YOUR INSTRUCTIONS => Exactly as written, please set down all of the entries again, with no pictures.

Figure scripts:
-- Begin --

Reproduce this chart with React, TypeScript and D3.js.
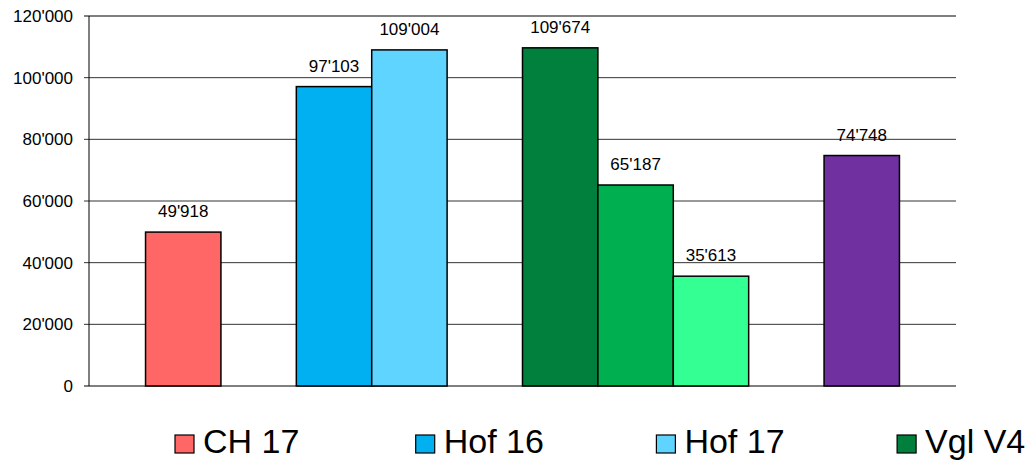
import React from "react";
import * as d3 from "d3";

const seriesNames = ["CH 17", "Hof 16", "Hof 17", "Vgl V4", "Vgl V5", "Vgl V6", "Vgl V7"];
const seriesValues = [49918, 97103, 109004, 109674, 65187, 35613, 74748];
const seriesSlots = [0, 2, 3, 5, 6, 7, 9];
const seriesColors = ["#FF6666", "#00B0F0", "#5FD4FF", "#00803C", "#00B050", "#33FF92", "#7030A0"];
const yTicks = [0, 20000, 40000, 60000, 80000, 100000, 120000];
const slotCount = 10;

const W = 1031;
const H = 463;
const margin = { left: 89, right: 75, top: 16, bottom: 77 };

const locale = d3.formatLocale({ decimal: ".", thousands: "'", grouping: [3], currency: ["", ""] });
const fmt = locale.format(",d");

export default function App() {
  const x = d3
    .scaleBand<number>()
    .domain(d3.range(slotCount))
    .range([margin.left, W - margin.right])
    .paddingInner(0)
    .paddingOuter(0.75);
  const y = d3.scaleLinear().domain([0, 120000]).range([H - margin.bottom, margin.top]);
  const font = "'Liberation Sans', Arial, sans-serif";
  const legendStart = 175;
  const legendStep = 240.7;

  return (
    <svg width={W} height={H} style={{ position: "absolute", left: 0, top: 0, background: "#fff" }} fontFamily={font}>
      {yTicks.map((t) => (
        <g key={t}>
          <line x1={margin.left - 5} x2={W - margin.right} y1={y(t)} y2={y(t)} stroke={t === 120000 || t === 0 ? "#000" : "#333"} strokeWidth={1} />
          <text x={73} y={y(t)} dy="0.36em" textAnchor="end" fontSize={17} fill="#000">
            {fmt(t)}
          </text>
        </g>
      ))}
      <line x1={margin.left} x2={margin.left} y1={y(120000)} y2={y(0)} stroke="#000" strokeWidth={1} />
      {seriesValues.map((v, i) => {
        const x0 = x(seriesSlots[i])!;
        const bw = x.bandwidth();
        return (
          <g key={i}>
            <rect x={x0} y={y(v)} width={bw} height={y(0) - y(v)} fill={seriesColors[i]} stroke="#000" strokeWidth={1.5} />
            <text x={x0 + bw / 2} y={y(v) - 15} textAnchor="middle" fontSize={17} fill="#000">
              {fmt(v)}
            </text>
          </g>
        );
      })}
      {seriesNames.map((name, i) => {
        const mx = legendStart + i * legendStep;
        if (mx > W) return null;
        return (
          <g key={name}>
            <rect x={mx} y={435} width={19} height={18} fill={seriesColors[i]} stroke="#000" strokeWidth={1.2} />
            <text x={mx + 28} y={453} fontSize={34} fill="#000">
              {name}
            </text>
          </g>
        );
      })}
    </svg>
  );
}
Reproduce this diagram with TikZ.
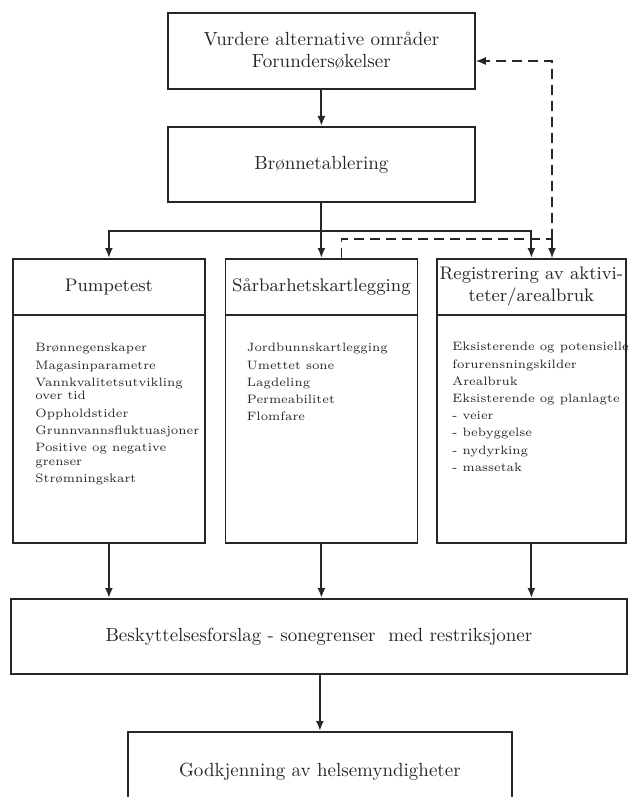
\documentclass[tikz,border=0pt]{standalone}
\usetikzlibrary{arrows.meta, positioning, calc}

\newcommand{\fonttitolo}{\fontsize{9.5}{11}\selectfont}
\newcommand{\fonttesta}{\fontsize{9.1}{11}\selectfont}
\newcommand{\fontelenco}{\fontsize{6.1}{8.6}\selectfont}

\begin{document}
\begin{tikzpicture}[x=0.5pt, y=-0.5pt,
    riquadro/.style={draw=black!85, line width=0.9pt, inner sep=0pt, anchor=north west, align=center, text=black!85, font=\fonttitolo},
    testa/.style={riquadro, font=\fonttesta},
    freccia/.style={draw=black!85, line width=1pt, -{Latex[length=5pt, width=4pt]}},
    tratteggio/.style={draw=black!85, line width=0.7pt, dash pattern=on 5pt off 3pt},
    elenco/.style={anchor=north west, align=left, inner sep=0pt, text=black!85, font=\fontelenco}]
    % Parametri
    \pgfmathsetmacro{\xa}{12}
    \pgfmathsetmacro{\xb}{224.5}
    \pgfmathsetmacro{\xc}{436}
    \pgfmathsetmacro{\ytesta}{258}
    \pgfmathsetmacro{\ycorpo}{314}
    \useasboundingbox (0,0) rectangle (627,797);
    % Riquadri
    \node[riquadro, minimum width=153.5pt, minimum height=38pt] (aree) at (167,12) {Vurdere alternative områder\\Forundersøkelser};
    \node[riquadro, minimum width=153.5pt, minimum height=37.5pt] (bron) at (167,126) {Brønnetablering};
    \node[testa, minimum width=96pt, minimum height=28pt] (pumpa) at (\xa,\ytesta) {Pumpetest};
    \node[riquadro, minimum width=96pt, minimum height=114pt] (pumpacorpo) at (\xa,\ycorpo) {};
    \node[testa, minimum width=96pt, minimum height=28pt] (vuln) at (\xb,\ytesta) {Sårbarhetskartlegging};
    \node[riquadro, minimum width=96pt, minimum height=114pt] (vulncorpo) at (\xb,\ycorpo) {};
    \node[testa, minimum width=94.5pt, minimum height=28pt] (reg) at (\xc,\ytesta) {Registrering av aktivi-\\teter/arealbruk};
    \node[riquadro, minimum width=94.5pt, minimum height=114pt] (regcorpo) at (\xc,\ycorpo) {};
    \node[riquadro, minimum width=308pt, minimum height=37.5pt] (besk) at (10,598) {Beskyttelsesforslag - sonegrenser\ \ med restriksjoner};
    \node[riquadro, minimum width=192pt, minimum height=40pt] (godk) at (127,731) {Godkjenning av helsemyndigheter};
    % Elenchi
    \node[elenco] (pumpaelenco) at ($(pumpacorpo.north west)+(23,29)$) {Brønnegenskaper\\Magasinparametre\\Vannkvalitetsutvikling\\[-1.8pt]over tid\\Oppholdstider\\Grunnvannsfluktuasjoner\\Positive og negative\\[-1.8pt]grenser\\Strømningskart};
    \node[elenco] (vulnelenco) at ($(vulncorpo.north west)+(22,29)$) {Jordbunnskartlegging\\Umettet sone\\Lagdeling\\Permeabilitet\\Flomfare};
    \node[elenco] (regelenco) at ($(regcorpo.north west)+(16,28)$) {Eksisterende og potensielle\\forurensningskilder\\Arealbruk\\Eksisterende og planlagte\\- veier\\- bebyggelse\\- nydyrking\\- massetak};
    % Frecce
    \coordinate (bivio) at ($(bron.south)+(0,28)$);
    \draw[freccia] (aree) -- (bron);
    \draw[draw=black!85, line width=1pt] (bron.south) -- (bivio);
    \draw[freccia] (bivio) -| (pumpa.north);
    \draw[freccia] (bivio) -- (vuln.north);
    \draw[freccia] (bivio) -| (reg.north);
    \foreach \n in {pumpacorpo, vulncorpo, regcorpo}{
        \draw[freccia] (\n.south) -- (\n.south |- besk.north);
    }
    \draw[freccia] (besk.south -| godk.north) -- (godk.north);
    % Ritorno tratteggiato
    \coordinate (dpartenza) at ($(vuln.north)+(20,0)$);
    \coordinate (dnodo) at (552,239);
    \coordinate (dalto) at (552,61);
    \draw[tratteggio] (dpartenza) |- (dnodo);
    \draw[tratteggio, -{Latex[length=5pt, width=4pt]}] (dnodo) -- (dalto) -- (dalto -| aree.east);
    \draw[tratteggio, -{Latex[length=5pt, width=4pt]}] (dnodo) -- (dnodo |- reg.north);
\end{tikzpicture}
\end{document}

-- End --

WRITTEN RESPONSE =>
Reproduce this chart with React, TypeScript and D3.js.
import React from "react";
import * as d3 from "d3";

const seriesNames = ["CH 17", "Hof 16", "Hof 17", "Vgl V4", "Vgl V5", "Vgl V6", "Vgl V7"];
const seriesValues = [49918, 97103, 109004, 109674, 65187, 35613, 74748];
const seriesSlots = [0, 2, 3, 5, 6, 7, 9];
const seriesColors = ["#FF6666", "#00B0F0", "#5FD4FF", "#00803C", "#00B050", "#33FF92", "#7030A0"];
const yTicks = [0, 20000, 40000, 60000, 80000, 100000, 120000];
const slotCount = 10;

const W = 1031;
const H = 463;
const margin = { left: 89, right: 75, top: 16, bottom: 77 };

const locale = d3.formatLocale({ decimal: ".", thousands: "'", grouping: [3], currency: ["", ""] });
const fmt = locale.format(",d");

export default function App() {
  const x = d3
    .scaleBand<number>()
    .domain(d3.range(slotCount))
    .range([margin.left, W - margin.right])
    .paddingInner(0)
    .paddingOuter(0.75);
  const y = d3.scaleLinear().domain([0, 120000]).range([H - margin.bottom, margin.top]);
  const font = "'Liberation Sans', Arial, sans-serif";
  const legendStart = 175;
  const legendStep = 240.7;

  return (
    <svg width={W} height={H} style={{ position: "absolute", left: 0, top: 0, background: "#fff" }} fontFamily={font}>
      {yTicks.map((t) => (
        <g key={t}>
          <line x1={margin.left - 5} x2={W - margin.right} y1={y(t)} y2={y(t)} stroke={t === 120000 || t === 0 ? "#000" : "#333"} strokeWidth={1} />
          <text x={73} y={y(t)} dy="0.36em" textAnchor="end" fontSize={17} fill="#000">
            {fmt(t)}
          </text>
        </g>
      ))}
      <line x1={margin.left} x2={margin.left} y1={y(120000)} y2={y(0)} stroke="#000" strokeWidth={1} />
      {seriesValues.map((v, i) => {
        const x0 = x(seriesSlots[i])!;
        const bw = x.bandwidth();
        return (
          <g key={i}>
            <rect x={x0} y={y(v)} width={bw} height={y(0) - y(v)} fill={seriesColors[i]} stroke="#000" strokeWidth={1.5} />
            <text x={x0 + bw / 2} y={y(v) - 15} textAnchor="middle" fontSize={17} fill="#000">
              {fmt(v)}
            </text>
          </g>
        );
      })}
      {seriesNames.map((name, i) => {
        const mx = legendStart + i * legendStep;
        if (mx > W) return null;
        return (
          <g key={name}>
            <rect x={mx} y={435} width={19} height={18} fill={seriesColors[i]} stroke="#000" strokeWidth={1.2} />
            <text x={mx + 28} y={453} fontSize={34} fill="#000">
              {name}
            </text>
          </g>
        );
      })}
    </svg>
  );
}
Reproduce this diagram with TikZ.
\documentclass[tikz,border=0pt]{standalone}
\usetikzlibrary{arrows.meta, positioning, calc}

\newcommand{\fonttitolo}{\fontsize{9.5}{11}\selectfont}
\newcommand{\fonttesta}{\fontsize{9.1}{11}\selectfont}
\newcommand{\fontelenco}{\fontsize{6.1}{8.6}\selectfont}

\begin{document}
\begin{tikzpicture}[x=0.5pt, y=-0.5pt,
    riquadro/.style={draw=black!85, line width=0.9pt, inner sep=0pt, anchor=north west, align=center, text=black!85, font=\fonttitolo},
    testa/.style={riquadro, font=\fonttesta},
    freccia/.style={draw=black!85, line width=1pt, -{Latex[length=5pt, width=4pt]}},
    tratteggio/.style={draw=black!85, line width=0.7pt, dash pattern=on 5pt off 3pt},
    elenco/.style={anchor=north west, align=left, inner sep=0pt, text=black!85, font=\fontelenco}]
    % Parametri
    \pgfmathsetmacro{\xa}{12}
    \pgfmathsetmacro{\xb}{224.5}
    \pgfmathsetmacro{\xc}{436}
    \pgfmathsetmacro{\ytesta}{258}
    \pgfmathsetmacro{\ycorpo}{314}
    \useasboundingbox (0,0) rectangle (627,797);
    % Riquadri
    \node[riquadro, minimum width=153.5pt, minimum height=38pt] (aree) at (167,12) {Vurdere alternative områder\\Forundersøkelser};
    \node[riquadro, minimum width=153.5pt, minimum height=37.5pt] (bron) at (167,126) {Brønnetablering};
    \node[testa, minimum width=96pt, minimum height=28pt] (pumpa) at (\xa,\ytesta) {Pumpetest};
    \node[riquadro, minimum width=96pt, minimum height=114pt] (pumpacorpo) at (\xa,\ycorpo) {};
    \node[testa, minimum width=96pt, minimum height=28pt] (vuln) at (\xb,\ytesta) {Sårbarhetskartlegging};
    \node[riquadro, minimum width=96pt, minimum height=114pt] (vulncorpo) at (\xb,\ycorpo) {};
    \node[testa, minimum width=94.5pt, minimum height=28pt] (reg) at (\xc,\ytesta) {Registrering av aktivi-\\teter/arealbruk};
    \node[riquadro, minimum width=94.5pt, minimum height=114pt] (regcorpo) at (\xc,\ycorpo) {};
    \node[riquadro, minimum width=308pt, minimum height=37.5pt] (besk) at (10,598) {Beskyttelsesforslag - sonegrenser\ \ med restriksjoner};
    \node[riquadro, minimum width=192pt, minimum height=40pt] (godk) at (127,731) {Godkjenning av helsemyndigheter};
    % Elenchi
    \node[elenco] (pumpaelenco) at ($(pumpacorpo.north west)+(23,29)$) {Brønnegenskaper\\Magasinparametre\\Vannkvalitetsutvikling\\[-1.8pt]over tid\\Oppholdstider\\Grunnvannsfluktuasjoner\\Positive og negative\\[-1.8pt]grenser\\Strømningskart};
    \node[elenco] (vulnelenco) at ($(vulncorpo.north west)+(22,29)$) {Jordbunnskartlegging\\Umettet sone\\Lagdeling\\Permeabilitet\\Flomfare};
    \node[elenco] (regelenco) at ($(regcorpo.north west)+(16,28)$) {Eksisterende og potensielle\\forurensningskilder\\Arealbruk\\Eksisterende og planlagte\\- veier\\- bebyggelse\\- nydyrking\\- massetak};
    % Frecce
    \coordinate (bivio) at ($(bron.south)+(0,28)$);
    \draw[freccia] (aree) -- (bron);
    \draw[draw=black!85, line width=1pt] (bron.south) -- (bivio);
    \draw[freccia] (bivio) -| (pumpa.north);
    \draw[freccia] (bivio) -- (vuln.north);
    \draw[freccia] (bivio) -| (reg.north);
    \foreach \n in {pumpacorpo, vulncorpo, regcorpo}{
        \draw[freccia] (\n.south) -- (\n.south |- besk.north);
    }
    \draw[freccia] (besk.south -| godk.north) -- (godk.north);
    % Ritorno tratteggiato
    \coordinate (dpartenza) at ($(vuln.north)+(20,0)$);
    \coordinate (dnodo) at (552,239);
    \coordinate (dalto) at (552,61);
    \draw[tratteggio] (dpartenza) |- (dnodo);
    \draw[tratteggio, -{Latex[length=5pt, width=4pt]}] (dnodo) -- (dalto) -- (dalto -| aree.east);
    \draw[tratteggio, -{Latex[length=5pt, width=4pt]}] (dnodo) -- (dnodo |- reg.north);
\end{tikzpicture}
\end{document}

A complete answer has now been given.